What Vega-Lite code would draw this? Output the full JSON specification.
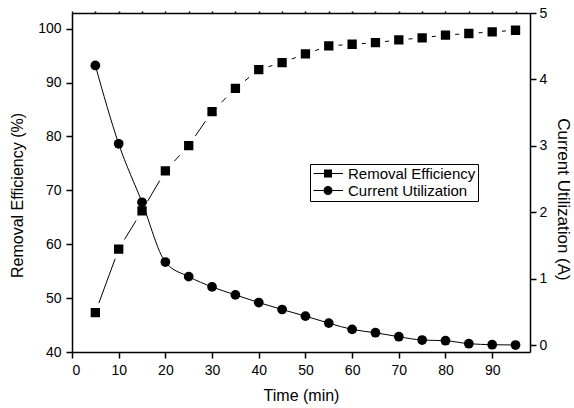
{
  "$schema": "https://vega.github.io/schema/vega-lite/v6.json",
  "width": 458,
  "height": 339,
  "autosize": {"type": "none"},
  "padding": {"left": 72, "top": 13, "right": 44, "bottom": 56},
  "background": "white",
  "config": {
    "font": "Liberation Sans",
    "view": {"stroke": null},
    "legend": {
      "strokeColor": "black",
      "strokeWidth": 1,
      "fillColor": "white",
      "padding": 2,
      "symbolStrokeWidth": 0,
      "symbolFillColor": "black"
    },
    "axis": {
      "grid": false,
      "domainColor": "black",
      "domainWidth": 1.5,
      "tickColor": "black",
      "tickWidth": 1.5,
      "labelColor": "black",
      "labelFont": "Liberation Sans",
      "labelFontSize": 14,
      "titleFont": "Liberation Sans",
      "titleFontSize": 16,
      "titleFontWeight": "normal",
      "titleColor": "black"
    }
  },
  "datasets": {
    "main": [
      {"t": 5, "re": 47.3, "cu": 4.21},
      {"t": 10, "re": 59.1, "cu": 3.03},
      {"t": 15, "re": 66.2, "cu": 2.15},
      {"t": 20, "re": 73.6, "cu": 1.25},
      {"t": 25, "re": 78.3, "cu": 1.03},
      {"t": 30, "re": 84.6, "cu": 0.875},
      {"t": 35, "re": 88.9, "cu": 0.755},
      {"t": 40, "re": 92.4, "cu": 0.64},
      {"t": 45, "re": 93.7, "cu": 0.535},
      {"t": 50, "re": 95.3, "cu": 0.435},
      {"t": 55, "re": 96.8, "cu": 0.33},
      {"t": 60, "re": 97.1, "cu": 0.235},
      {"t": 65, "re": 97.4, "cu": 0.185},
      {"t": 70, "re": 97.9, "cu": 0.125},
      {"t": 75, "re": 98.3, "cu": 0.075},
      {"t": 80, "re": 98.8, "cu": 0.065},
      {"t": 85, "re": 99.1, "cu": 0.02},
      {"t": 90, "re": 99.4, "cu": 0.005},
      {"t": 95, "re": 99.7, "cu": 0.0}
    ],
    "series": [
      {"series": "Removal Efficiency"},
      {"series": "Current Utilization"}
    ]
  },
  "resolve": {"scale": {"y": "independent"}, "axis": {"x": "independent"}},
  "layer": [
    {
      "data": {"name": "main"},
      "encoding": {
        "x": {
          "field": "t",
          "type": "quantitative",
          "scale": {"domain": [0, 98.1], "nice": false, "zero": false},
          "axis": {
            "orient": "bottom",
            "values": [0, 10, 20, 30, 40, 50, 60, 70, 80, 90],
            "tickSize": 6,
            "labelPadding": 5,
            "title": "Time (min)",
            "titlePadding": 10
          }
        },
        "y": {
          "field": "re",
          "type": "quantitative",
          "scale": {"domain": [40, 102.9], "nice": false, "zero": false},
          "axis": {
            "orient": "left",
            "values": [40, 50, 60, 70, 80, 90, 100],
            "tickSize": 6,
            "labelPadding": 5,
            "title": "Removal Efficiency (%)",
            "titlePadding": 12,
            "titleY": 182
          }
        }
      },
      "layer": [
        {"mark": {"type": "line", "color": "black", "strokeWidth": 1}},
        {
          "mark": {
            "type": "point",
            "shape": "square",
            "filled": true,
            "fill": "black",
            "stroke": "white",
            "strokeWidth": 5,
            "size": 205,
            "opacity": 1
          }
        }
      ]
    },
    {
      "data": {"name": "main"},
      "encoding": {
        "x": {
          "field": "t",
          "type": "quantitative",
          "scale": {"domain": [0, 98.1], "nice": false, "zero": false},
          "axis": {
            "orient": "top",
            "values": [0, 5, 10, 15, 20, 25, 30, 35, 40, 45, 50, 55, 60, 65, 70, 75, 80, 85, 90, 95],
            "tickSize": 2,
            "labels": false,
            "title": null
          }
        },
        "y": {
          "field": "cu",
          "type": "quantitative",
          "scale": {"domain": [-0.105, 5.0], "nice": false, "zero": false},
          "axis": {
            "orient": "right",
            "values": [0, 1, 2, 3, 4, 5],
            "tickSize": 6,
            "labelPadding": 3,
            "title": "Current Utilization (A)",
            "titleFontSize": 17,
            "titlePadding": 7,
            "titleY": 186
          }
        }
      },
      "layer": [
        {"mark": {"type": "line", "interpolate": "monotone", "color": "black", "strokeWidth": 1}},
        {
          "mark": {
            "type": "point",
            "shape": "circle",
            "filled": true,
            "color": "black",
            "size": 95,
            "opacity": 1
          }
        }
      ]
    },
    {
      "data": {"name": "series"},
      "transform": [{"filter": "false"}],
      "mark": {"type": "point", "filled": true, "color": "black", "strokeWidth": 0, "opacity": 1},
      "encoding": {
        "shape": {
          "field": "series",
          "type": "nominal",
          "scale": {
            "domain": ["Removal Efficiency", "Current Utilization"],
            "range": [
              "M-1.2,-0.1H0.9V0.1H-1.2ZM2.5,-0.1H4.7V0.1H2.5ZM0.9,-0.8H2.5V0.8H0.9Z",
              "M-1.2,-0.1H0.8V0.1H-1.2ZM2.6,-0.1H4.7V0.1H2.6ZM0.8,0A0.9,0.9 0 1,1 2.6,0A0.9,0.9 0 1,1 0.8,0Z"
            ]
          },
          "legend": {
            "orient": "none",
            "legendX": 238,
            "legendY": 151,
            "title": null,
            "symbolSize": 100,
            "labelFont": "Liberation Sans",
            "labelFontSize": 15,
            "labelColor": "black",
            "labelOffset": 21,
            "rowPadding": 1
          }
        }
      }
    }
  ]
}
:::
## GIVEN TASK
Make an exact copy of the whole listing, but don't bring over any pictures.

## WRITTEN RESPONSE
What Vega-Lite code would draw this? Output the full JSON specification.
{
  "$schema": "https://vega.github.io/schema/vega-lite/v6.json",
  "width": 458,
  "height": 339,
  "autosize": {"type": "none"},
  "padding": {"left": 72, "top": 13, "right": 44, "bottom": 56},
  "background": "white",
  "config": {
    "font": "Liberation Sans",
    "view": {"stroke": null},
    "legend": {
      "strokeColor": "black",
      "strokeWidth": 1,
      "fillColor": "white",
      "padding": 2,
      "symbolStrokeWidth": 0,
      "symbolFillColor": "black"
    },
    "axis": {
      "grid": false,
      "domainColor": "black",
      "domainWidth": 1.5,
      "tickColor": "black",
      "tickWidth": 1.5,
      "labelColor": "black",
      "labelFont": "Liberation Sans",
      "labelFontSize": 14,
      "titleFont": "Liberation Sans",
      "titleFontSize": 16,
      "titleFontWeight": "normal",
      "titleColor": "black"
    }
  },
  "datasets": {
    "main": [
      {"t": 5, "re": 47.3, "cu": 4.21},
      {"t": 10, "re": 59.1, "cu": 3.03},
      {"t": 15, "re": 66.2, "cu": 2.15},
      {"t": 20, "re": 73.6, "cu": 1.25},
      {"t": 25, "re": 78.3, "cu": 1.03},
      {"t": 30, "re": 84.6, "cu": 0.875},
      {"t": 35, "re": 88.9, "cu": 0.755},
      {"t": 40, "re": 92.4, "cu": 0.64},
      {"t": 45, "re": 93.7, "cu": 0.535},
      {"t": 50, "re": 95.3, "cu": 0.435},
      {"t": 55, "re": 96.8, "cu": 0.33},
      {"t": 60, "re": 97.1, "cu": 0.235},
      {"t": 65, "re": 97.4, "cu": 0.185},
      {"t": 70, "re": 97.9, "cu": 0.125},
      {"t": 75, "re": 98.3, "cu": 0.075},
      {"t": 80, "re": 98.8, "cu": 0.065},
      {"t": 85, "re": 99.1, "cu": 0.02},
      {"t": 90, "re": 99.4, "cu": 0.005},
      {"t": 95, "re": 99.7, "cu": 0.0}
    ],
    "series": [
      {"series": "Removal Efficiency"},
      {"series": "Current Utilization"}
    ]
  },
  "resolve": {"scale": {"y": "independent"}, "axis": {"x": "independent"}},
  "layer": [
    {
      "data": {"name": "main"},
      "encoding": {
        "x": {
          "field": "t",
          "type": "quantitative",
          "scale": {"domain": [0, 98.1], "nice": false, "zero": false},
          "axis": {
            "orient": "bottom",
            "values": [0, 10, 20, 30, 40, 50, 60, 70, 80, 90],
            "tickSize": 6,
            "labelPadding": 5,
            "title": "Time (min)",
            "titlePadding": 10
          }
        },
        "y": {
          "field": "re",
          "type": "quantitative",
          "scale": {"domain": [40, 102.9], "nice": false, "zero": false},
          "axis": {
            "orient": "left",
            "values": [40, 50, 60, 70, 80, 90, 100],
            "tickSize": 6,
            "labelPadding": 5,
            "title": "Removal Efficiency (%)",
            "titlePadding": 12,
            "titleY": 182
          }
        }
      },
      "layer": [
        {"mark": {"type": "line", "color": "black", "strokeWidth": 1}},
        {
          "mark": {
            "type": "point",
            "shape": "square",
            "filled": true,
            "fill": "black",
            "stroke": "white",
            "strokeWidth": 5,
            "size": 205,
            "opacity": 1
          }
        }
      ]
    },
    {
      "data": {"name": "main"},
      "encoding": {
        "x": {
          "field": "t",
          "type": "quantitative",
          "scale": {"domain": [0, 98.1], "nice": false, "zero": false},
          "axis": {
            "orient": "top",
            "values": [0, 5, 10, 15, 20, 25, 30, 35, 40, 45, 50, 55, 60, 65, 70, 75, 80, 85, 90, 95],
            "tickSize": 2,
            "labels": false,
            "title": null
          }
        },
        "y": {
          "field": "cu",
          "type": "quantitative",
          "scale": {"domain": [-0.105, 5.0], "nice": false, "zero": false},
          "axis": {
            "orient": "right",
            "values": [0, 1, 2, 3, 4, 5],
            "tickSize": 6,
            "labelPadding": 3,
            "title": "Current Utilization (A)",
            "titleFontSize": 17,
            "titlePadding": 7,
            "titleY": 186
          }
        }
      },
      "layer": [
        {"mark": {"type": "line", "interpolate": "monotone", "color": "black", "strokeWidth": 1}},
        {
          "mark": {
            "type": "point",
            "shape": "circle",
            "filled": true,
            "color": "black",
            "size": 95,
            "opacity": 1
          }
        }
      ]
    },
    {
      "data": {"name": "series"},
      "transform": [{"filter": "false"}],
      "mark": {"type": "point", "filled": true, "color": "black", "strokeWidth": 0, "opacity": 1},
      "encoding": {
        "shape": {
          "field": "series",
          "type": "nominal",
          "scale": {
            "domain": ["Removal Efficiency", "Current Utilization"],
            "range": [
              "M-1.2,-0.1H0.9V0.1H-1.2ZM2.5,-0.1H4.7V0.1H2.5ZM0.9,-0.8H2.5V0.8H0.9Z",
              "M-1.2,-0.1H0.8V0.1H-1.2ZM2.6,-0.1H4.7V0.1H2.6ZM0.8,0A0.9,0.9 0 1,1 2.6,0A0.9,0.9 0 1,1 0.8,0Z"
            ]
          },
          "legend": {
            "orient": "none",
            "legendX": 238,
            "legendY": 151,
            "title": null,
            "symbolSize": 100,
            "labelFont": "Liberation Sans",
            "labelFontSize": 15,
            "labelColor": "black",
            "labelOffset": 21,
            "rowPadding": 1
          }
        }
      }
    }
  ]
}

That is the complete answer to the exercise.